Download PDF

IEEE winter conference on applications of computer vision - WACV 2018, Date: 2018/03/12 - 2018/03/14, Location: Lake Tahoe, Nevada, USA

Publication date: 2018-01-01
Volume: 2018-January Pages: 1549 - 1557
ISSN: 9781538648865
Publisher: IEEE

WACV 2018

Author:

De Geest, Roeland
Tuytelaars, Tinne

Keywords:

PSI_VISICS, Science & Technology, Technology, Computer Science, Artificial Intelligence, Engineering, Electrical & Electronic, Computer Science, Engineering, PSI_4277

Abstract:

© 2018 IEEE. Online action detection is a challenging problem: A system needs to decide what action is happening at the current frame, based on previous frames only. Fortunately in real-life, human actions are not independent from one another: There are strong (long-term) dependencies between them. An online action detection method should be able to capture these dependencies, to enable a more accurate early detection. At first sight, an LSTM seems very suitable for this problem. It is able to model both short-term and long-term patterns. It takes its input one frame at the time, updates its internal state and gives as output the current class probabilities.
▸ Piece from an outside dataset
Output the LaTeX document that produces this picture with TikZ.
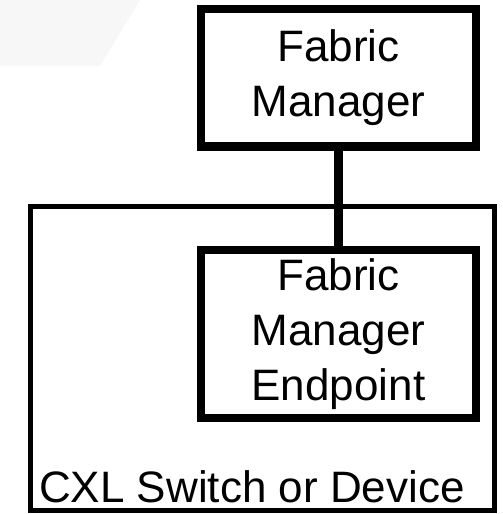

In practice, however, the detection results obtained with LSTMs are still quite low. In this work, we start from the hypothesis that it may be too difficult for an LSTM to learn both the interpretation of the input and the temporal patterns at the same time. We propose a two-stream feedback network, where one stream processes the input and the other models the temporal relations. We show improved detection accuracy on an artificial toy dataset and on the Breakfast Dataset [21] and the TVSeries Dataset [7], reallife datasets with inherent temporal dependencies between the actions.